Dubrovnik’s city walls are intact, dating mainly from the 12th
and 13th centuries although extended and repaired many times subsequently.
A great way of checking out the old city itself is to walk the full circuit of these
battlements. There are some panoramic views of the re-roofed buildings in the
town especially from the top of the fortress dominating the northern side
looking in the direction of the sea.
Back down at street level, the town is laid out in a grid pattern
resulting from the substantial rebuild following the earthquake of 1667 when
5,000 inhabitants perished. Dubrovnik also received a severe battering when it
was shelled by Serbian forces during the Homeland War as it is known here, from
November 1991 to May 1992. The destruction of that time has been so well
repaired you would not realise that there had been any damage. The photo below
shows the main street that contains the expected typical tourist shops, but quite
reasonable quality and prices (i.e. we’ve seen a lot worse!)
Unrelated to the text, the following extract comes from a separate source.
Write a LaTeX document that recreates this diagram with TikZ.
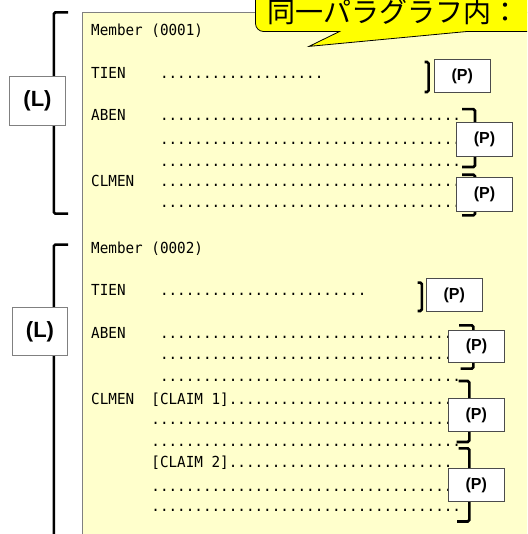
\documentclass[tikz,border=0pt]{standalone}
\usepackage{fontspec}
\newfontfamily\monof[FakeStretch=0.94]{DejaVu Sans Mono}
\newfontfamily\boxf{Liberation Sans}
\newfontfamily\jpf{Noto Sans CJK JP}
\definecolor{panelfill}{HTML}{FFFFCC}
\definecolor{calloutfill}{HTML}{FFFF00}
\definecolor{edgegray}{HTML}{808080}
\newcommand\dotrow[1]{\ifnum#1>0 .\expandafter\dotrow\expandafter{\the\numexpr#1-1\relax}\fi}
\begin{document}
\begin{tikzpicture}[x=1pt,y=-1pt,
  mono/.style={font=\monof\fontsize{15.2}{16}\selectfont, anchor=base west, inner sep=0pt},
  lbox/.style={draw=edgegray, fill=white, line width=0.9pt, inner sep=0pt,
    font=\boxf\bfseries\fontsize{22}{24}\selectfont},
  pbox/.style={draw=black!70, fill=white, line width=0.9pt, inner sep=0pt,
    minimum width=56pt, minimum height=33pt, font=\boxf\bfseries\fontsize{16}{18}\selectfont},
  brk/.style={line width=2.6pt, rounded corners=1.5pt},
  ]
\useasboundingbox (0,0) rectangle (527,534);
\clip (0,0) rectangle (527,534);
% panel
\fill[panelfill] (82.4,12.4) rectangle (560,560);
\draw[edgegray, line width=0.9pt] (82.4,560) -- (82.4,12.4) -- (560,12.4);
% callout
\draw[line width=0.8pt, fill=calloutfill] (255.5,-10) [rounded corners=8pt]-- (255.5,31.5) [sharp corners]-- (339.5,31.5) -- (309,46.4) -- (467,31.5) -- (560,31.5) -- (560,-10) -- cycle;
\node[font=\jpf\fontsize{28}{30}\selectfont, anchor=base west, inner sep=0pt] (ct) at (267.5,23) {同一パラグラフ内：};
% left brackets
\coordinate (lb1t) at (68,12.4);
\coordinate (lb1b) at (68,213.7);
\coordinate (lb2t) at (68,244.6);
\coordinate (lb2b) at (53.8,545);
\draw[brk] (lb1t) -- (53.8,12.4) -- (53.8,213.7) -- (lb1b);
\draw[brk] (lb2t) -- (53.8,244.6) -- (lb2b);
\node[lbox, minimum width=56pt, minimum height=49pt] (L1) at (37.5,100.5) {(L)};
\node[lbox, minimum width=54.4pt, minimum height=48pt] (L2) at (40,331.8) {(L)};
% member 1 text
\node[mono] (m1) at (91,35.3) {Member (0001)};
\node[mono] (t1) at (91,79) {TIEN};
\node[mono] (t1d) at (159.8,79) {\dotrow{19}};
\node[mono] (a1) at (91,121) {ABEN};
\node[mono] (a1d1) at (159.8,121) {\dotrow{35}};
\node[mono] (a1d2) at (159.8,144.4) {\dotrow{35}};
\node[mono] (a1d3) at (159.8,167) {\dotrow{35}};
\node[mono] (c1) at (91,186.6) {CLMEN};
\node[mono] (c1d1) at (159.8,186.6) {\dotrow{35}};
\node[mono] (c1d2) at (159.8,207.8) {\dotrow{35}};
% member 2 text
\node[mono] (m2) at (91,253.4) {Member (0002)};
\node[mono] (t2) at (91,295) {TIEN};
\node[mono] (t2d) at (159.8,295) {\dotrow{24}};
\node[mono] (a2) at (91,338.5) {ABEN};
\node[mono] (a2d1) at (159.8,338.5) {\dotrow{35}};
\node[mono] (a2d2) at (159.8,359.3) {\dotrow{35}};
\node[mono] (a2d3) at (159.8,381.8) {\dotrow{35}};
\node[mono] (c2) at (91,404) {CLMEN};
\node[mono] (cl1) at (151.2,404) {[CLAIM 1]\dotrow{26}};
\node[mono] (cl1d1) at (151.2,424.9) {\dotrow{35}};
\node[mono] (cl1d2) at (151.2,446.7) {\dotrow{36}};
\node[mono] (cl2) at (151.2,467.7) {[CLAIM 2]\dotrow{26}};
\node[mono] (cl2d1) at (151.2,491.1) {\dotrow{35}};
\node[mono] (cl2d2) at (151.2,511.2) {\dotrow{36}};
% P brackets
\draw[brk] (424.5,62) -- (428.6,62) -- (428.6,92) -- (424.5,92);
\draw[brk] (462,109.2) -- (475,109.2) -- (475,167) -- (462,167);
\draw[brk] (462,174.8) -- (475,174.8) -- (475,215.4) -- (462,215.4);
\draw[brk] (417.5,282.6) -- (421.8,282.6) -- (421.8,311) -- (417.5,311);
\draw[brk] (459,325.3) -- (473.3,325.3) -- (473.3,368.6) -- (460.5,368.6);
\draw[brk] (458.5,381) -- (469.3,381) -- (469.3,442) -- (456.7,442);
\draw[brk] (458.5,448.3) -- (469.3,448.3) -- (469.3,521.5) -- (457,521.5);
% P boxes
\node[pbox, minimum width=55.4pt] (P1) at (462.3,76) {(P)};
\node[pbox, minimum height=33.6pt] (P2) at (484.5,139.5) {(P)};
\node[pbox, minimum height=33.6pt] (P3) at (484.5,194.2) {(P)};
\node[pbox, minimum height=33.6pt] (P4) at (454.3,295) {(P)};
\node[pbox, minimum width=55.5pt, minimum height=32pt] (P5) at (476.5,346.6) {(P)};
\node[pbox, minimum width=55.5pt] (P6) at (476.3,415.1) {(P)};
\node[pbox, minimum width=55.5pt] (P7) at (476.3,485.3) {(P)};
\end{tikzpicture}
\end{document}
There are some interesting historic buildings that predate the
earthquake, for example the Sponza Palace and the municipal bell tower in the
next photo. The Sponza Palace was once the city’s customhouse and mint, with an
inscription inside designed to deter merchants from cheating on weight: “When I
weigh goods God weighs me”
The bell tower contains some detailed figures that strike the bell on
the hour and, so my guidebook tells me, are known as the “Greenies” on account
of their weathered copper colour. They are however copies of the 15th
century originals.
On either side of the main thoroughfare, the parallel streets run on
higher and higher levels, especially heading for the North Gate, the exit
needed to catch the bus back to the campsite. Take a look at the one we plodded
up. It looks pretty at the start and pretty exhausting at the top.
The overall strong defensive position of the town is best shown in this
last photo, taken from the road leading out of Dubrovnik. Unfortunately, it’s
looking towards the sun but the circuit of the massive walls can be clearly seen
and the characteristic red roofs. Invaders these days are confined to tourists
and cruise ships, which are welcomed rather than repelled.